__What you will do__
Images appear in the records below; leave them out and repeat everything else exactly.

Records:
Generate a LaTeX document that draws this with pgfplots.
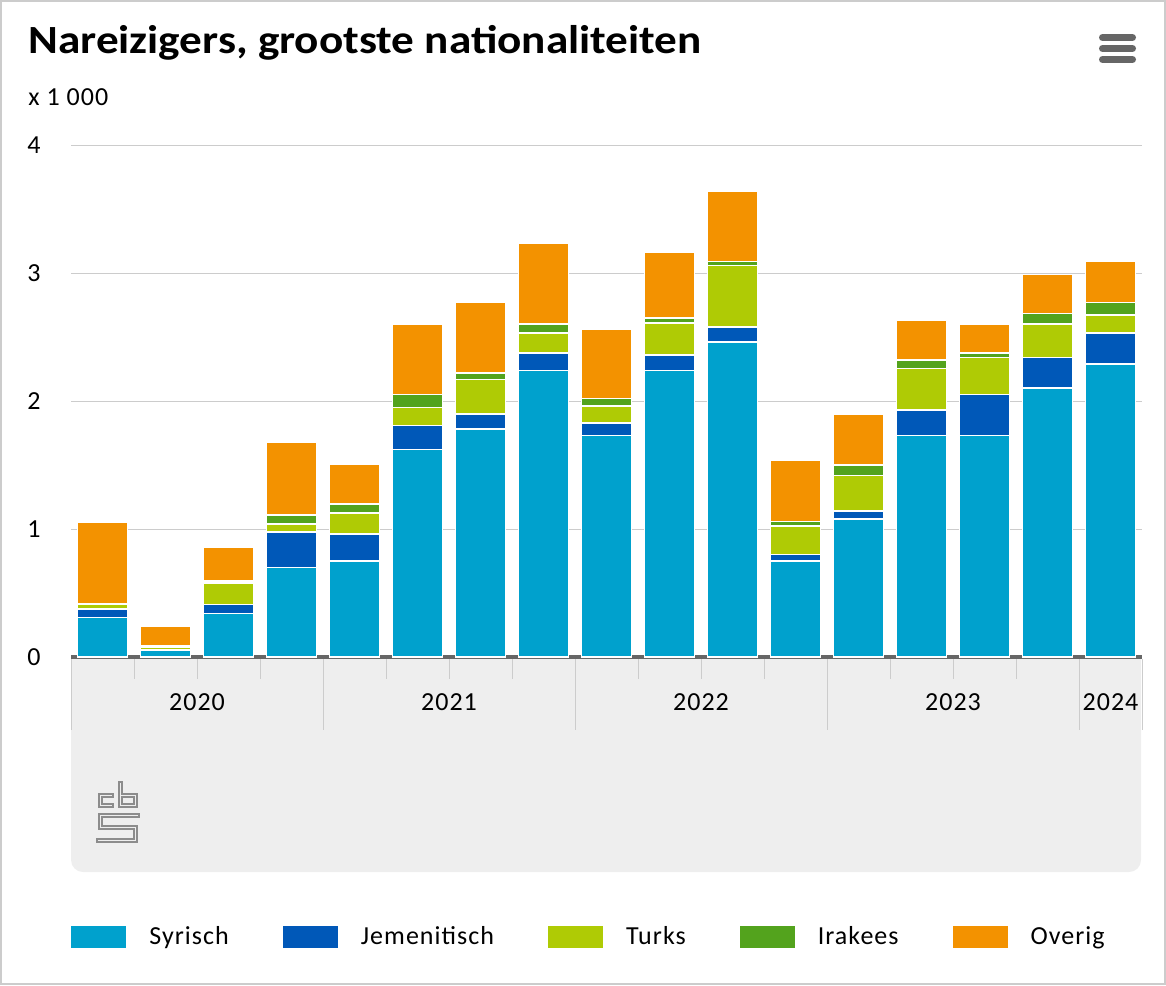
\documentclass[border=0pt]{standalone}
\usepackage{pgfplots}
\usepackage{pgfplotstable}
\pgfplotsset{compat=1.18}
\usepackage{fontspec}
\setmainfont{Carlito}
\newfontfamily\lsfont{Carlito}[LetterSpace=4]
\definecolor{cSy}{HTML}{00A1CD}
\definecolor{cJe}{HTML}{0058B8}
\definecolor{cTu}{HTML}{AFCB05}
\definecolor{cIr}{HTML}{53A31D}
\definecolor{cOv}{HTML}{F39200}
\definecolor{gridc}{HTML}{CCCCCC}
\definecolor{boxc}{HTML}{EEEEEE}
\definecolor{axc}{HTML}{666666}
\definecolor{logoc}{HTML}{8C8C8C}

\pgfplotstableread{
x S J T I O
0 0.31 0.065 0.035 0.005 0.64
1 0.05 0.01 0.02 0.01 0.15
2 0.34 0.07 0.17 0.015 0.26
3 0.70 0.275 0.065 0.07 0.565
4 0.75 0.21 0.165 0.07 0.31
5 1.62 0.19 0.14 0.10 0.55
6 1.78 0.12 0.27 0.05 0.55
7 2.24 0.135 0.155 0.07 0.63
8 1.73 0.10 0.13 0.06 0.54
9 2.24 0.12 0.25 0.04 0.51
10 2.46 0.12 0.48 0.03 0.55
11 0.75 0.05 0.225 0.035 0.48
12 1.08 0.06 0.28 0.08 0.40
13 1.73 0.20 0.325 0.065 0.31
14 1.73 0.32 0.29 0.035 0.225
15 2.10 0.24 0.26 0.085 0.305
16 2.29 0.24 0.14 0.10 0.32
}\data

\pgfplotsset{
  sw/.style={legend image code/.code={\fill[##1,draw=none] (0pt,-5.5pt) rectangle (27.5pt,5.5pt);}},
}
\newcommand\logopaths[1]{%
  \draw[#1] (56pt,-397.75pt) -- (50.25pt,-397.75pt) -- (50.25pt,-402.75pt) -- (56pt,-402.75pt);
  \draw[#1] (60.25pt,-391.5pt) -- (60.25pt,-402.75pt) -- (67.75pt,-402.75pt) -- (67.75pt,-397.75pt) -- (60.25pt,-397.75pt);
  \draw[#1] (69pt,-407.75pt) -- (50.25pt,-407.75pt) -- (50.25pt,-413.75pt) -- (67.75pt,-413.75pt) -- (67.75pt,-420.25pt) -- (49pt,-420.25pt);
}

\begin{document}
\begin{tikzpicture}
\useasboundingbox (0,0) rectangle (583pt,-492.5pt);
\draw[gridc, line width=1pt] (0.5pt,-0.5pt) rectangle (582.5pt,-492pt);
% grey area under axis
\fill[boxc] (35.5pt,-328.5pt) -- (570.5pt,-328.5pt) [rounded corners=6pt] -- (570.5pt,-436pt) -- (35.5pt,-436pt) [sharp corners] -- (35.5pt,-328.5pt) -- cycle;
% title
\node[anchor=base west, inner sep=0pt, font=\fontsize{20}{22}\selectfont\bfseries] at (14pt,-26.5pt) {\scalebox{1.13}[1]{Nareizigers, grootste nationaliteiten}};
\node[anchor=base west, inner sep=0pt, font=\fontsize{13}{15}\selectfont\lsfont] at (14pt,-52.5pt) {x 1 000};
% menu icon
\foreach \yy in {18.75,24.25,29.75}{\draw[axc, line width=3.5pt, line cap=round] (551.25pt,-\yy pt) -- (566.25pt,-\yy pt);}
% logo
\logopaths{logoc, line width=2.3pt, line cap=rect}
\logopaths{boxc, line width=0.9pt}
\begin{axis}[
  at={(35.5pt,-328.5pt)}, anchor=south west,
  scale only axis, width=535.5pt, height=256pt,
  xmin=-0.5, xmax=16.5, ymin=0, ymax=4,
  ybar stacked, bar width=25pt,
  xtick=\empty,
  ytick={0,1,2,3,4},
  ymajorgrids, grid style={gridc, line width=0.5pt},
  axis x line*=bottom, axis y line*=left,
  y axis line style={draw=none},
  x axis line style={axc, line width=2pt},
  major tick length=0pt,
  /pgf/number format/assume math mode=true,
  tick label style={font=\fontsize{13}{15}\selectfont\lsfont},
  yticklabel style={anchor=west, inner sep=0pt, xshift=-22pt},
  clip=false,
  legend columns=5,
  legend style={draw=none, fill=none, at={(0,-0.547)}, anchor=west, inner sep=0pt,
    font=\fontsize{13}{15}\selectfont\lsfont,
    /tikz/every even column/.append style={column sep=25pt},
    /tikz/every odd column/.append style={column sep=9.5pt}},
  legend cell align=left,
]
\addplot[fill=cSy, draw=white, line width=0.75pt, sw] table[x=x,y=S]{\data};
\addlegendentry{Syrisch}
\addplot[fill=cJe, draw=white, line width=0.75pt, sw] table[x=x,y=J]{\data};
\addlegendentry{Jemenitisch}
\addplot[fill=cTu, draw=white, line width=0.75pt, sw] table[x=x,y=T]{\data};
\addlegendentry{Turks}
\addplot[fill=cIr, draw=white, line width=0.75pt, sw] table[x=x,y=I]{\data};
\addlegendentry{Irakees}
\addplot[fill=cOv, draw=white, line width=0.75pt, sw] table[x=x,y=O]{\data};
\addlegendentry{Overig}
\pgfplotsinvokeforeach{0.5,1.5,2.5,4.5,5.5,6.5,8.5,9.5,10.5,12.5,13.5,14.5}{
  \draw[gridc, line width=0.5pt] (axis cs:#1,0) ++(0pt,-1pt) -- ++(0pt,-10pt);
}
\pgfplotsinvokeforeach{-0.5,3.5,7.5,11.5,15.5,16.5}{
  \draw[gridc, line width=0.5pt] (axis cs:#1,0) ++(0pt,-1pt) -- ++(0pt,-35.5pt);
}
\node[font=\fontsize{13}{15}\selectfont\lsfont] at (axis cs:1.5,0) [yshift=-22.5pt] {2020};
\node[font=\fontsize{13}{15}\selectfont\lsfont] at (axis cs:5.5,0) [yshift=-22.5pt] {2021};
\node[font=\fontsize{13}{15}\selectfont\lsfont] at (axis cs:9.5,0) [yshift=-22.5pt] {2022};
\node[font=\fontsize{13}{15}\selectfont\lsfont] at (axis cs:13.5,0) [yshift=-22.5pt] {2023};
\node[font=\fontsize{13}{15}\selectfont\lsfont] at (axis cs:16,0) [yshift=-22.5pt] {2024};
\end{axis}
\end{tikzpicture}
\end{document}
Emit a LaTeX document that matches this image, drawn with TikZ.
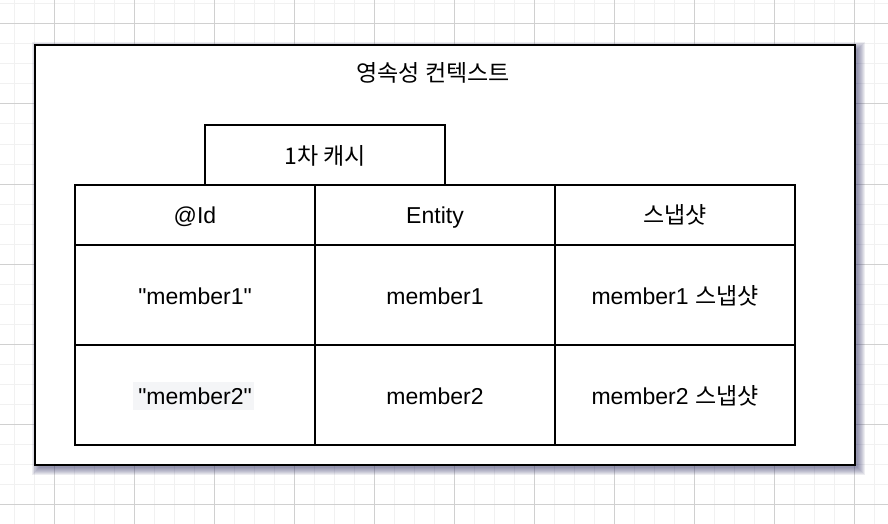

__Expected output__
Generate a LaTeX document that draws this with pgfplots.
\documentclass[border=0pt]{standalone}
\usepackage{pgfplots}
\usepackage{pgfplotstable}
\pgfplotsset{compat=1.18}
\usepackage{fontspec}
\setmainfont{Carlito}
\newfontfamily\lsfont{Carlito}[LetterSpace=4]
\definecolor{cSy}{HTML}{00A1CD}
\definecolor{cJe}{HTML}{0058B8}
\definecolor{cTu}{HTML}{AFCB05}
\definecolor{cIr}{HTML}{53A31D}
\definecolor{cOv}{HTML}{F39200}
\definecolor{gridc}{HTML}{CCCCCC}
\definecolor{boxc}{HTML}{EEEEEE}
\definecolor{axc}{HTML}{666666}
\definecolor{logoc}{HTML}{8C8C8C}

\pgfplotstableread{
x S J T I O
0 0.31 0.065 0.035 0.005 0.64
1 0.05 0.01 0.02 0.01 0.15
2 0.34 0.07 0.17 0.015 0.26
3 0.70 0.275 0.065 0.07 0.565
4 0.75 0.21 0.165 0.07 0.31
5 1.62 0.19 0.14 0.10 0.55
6 1.78 0.12 0.27 0.05 0.55
7 2.24 0.135 0.155 0.07 0.63
8 1.73 0.10 0.13 0.06 0.54
9 2.24 0.12 0.25 0.04 0.51
10 2.46 0.12 0.48 0.03 0.55
11 0.75 0.05 0.225 0.035 0.48
12 1.08 0.06 0.28 0.08 0.40
13 1.73 0.20 0.325 0.065 0.31
14 1.73 0.32 0.29 0.035 0.225
15 2.10 0.24 0.26 0.085 0.305
16 2.29 0.24 0.14 0.10 0.32
}\data

\pgfplotsset{
  sw/.style={legend image code/.code={\fill[##1,draw=none] (0pt,-5.5pt) rectangle (27.5pt,5.5pt);}},
}
\newcommand\logopaths[1]{%
  \draw[#1] (56pt,-397.75pt) -- (50.25pt,-397.75pt) -- (50.25pt,-402.75pt) -- (56pt,-402.75pt);
  \draw[#1] (60.25pt,-391.5pt) -- (60.25pt,-402.75pt) -- (67.75pt,-402.75pt) -- (67.75pt,-397.75pt) -- (60.25pt,-397.75pt);
  \draw[#1] (69pt,-407.75pt) -- (50.25pt,-407.75pt) -- (50.25pt,-413.75pt) -- (67.75pt,-413.75pt) -- (67.75pt,-420.25pt) -- (49pt,-420.25pt);
}

\begin{document}
\begin{tikzpicture}
\useasboundingbox (0,0) rectangle (583pt,-492.5pt);
\draw[gridc, line width=1pt] (0.5pt,-0.5pt) rectangle (582.5pt,-492pt);
% grey area under axis
\fill[boxc] (35.5pt,-328.5pt) -- (570.5pt,-328.5pt) [rounded corners=6pt] -- (570.5pt,-436pt) -- (35.5pt,-436pt) [sharp corners] -- (35.5pt,-328.5pt) -- cycle;
% title
\node[anchor=base west, inner sep=0pt, font=\fontsize{20}{22}\selectfont\bfseries] at (14pt,-26.5pt) {\scalebox{1.13}[1]{Nareizigers, grootste nationaliteiten}};
\node[anchor=base west, inner sep=0pt, font=\fontsize{13}{15}\selectfont\lsfont] at (14pt,-52.5pt) {x 1 000};
% menu icon
\foreach \yy in {18.75,24.25,29.75}{\draw[axc, line width=3.5pt, line cap=round] (551.25pt,-\yy pt) -- (566.25pt,-\yy pt);}
% logo
\logopaths{logoc, line width=2.3pt, line cap=rect}
\logopaths{boxc, line width=0.9pt}
\begin{axis}[
  at={(35.5pt,-328.5pt)}, anchor=south west,
  scale only axis, width=535.5pt, height=256pt,
  xmin=-0.5, xmax=16.5, ymin=0, ymax=4,
  ybar stacked, bar width=25pt,
  xtick=\empty,
  ytick={0,1,2,3,4},
  ymajorgrids, grid style={gridc, line width=0.5pt},
  axis x line*=bottom, axis y line*=left,
  y axis line style={draw=none},
  x axis line style={axc, line width=2pt},
  major tick length=0pt,
  /pgf/number format/assume math mode=true,
  tick label style={font=\fontsize{13}{15}\selectfont\lsfont},
  yticklabel style={anchor=west, inner sep=0pt, xshift=-22pt},
  clip=false,
  legend columns=5,
  legend style={draw=none, fill=none, at={(0,-0.547)}, anchor=west, inner sep=0pt,
    font=\fontsize{13}{15}\selectfont\lsfont,
    /tikz/every even column/.append style={column sep=25pt},
    /tikz/every odd column/.append style={column sep=9.5pt}},
  legend cell align=left,
]
\addplot[fill=cSy, draw=white, line width=0.75pt, sw] table[x=x,y=S]{\data};
\addlegendentry{Syrisch}
\addplot[fill=cJe, draw=white, line width=0.75pt, sw] table[x=x,y=J]{\data};
\addlegendentry{Jemenitisch}
\addplot[fill=cTu, draw=white, line width=0.75pt, sw] table[x=x,y=T]{\data};
\addlegendentry{Turks}
\addplot[fill=cIr, draw=white, line width=0.75pt, sw] table[x=x,y=I]{\data};
\addlegendentry{Irakees}
\addplot[fill=cOv, draw=white, line width=0.75pt, sw] table[x=x,y=O]{\data};
\addlegendentry{Overig}
\pgfplotsinvokeforeach{0.5,1.5,2.5,4.5,5.5,6.5,8.5,9.5,10.5,12.5,13.5,14.5}{
  \draw[gridc, line width=0.5pt] (axis cs:#1,0) ++(0pt,-1pt) -- ++(0pt,-10pt);
}
\pgfplotsinvokeforeach{-0.5,3.5,7.5,11.5,15.5,16.5}{
  \draw[gridc, line width=0.5pt] (axis cs:#1,0) ++(0pt,-1pt) -- ++(0pt,-35.5pt);
}
\node[font=\fontsize{13}{15}\selectfont\lsfont] at (axis cs:1.5,0) [yshift=-22.5pt] {2020};
\node[font=\fontsize{13}{15}\selectfont\lsfont] at (axis cs:5.5,0) [yshift=-22.5pt] {2021};
\node[font=\fontsize{13}{15}\selectfont\lsfont] at (axis cs:9.5,0) [yshift=-22.5pt] {2022};
\node[font=\fontsize{13}{15}\selectfont\lsfont] at (axis cs:13.5,0) [yshift=-22.5pt] {2023};
\node[font=\fontsize{13}{15}\selectfont\lsfont] at (axis cs:16,0) [yshift=-22.5pt] {2024};
\end{axis}
\end{tikzpicture}
\end{document}
Emit a LaTeX document that matches this image, drawn with TikZ.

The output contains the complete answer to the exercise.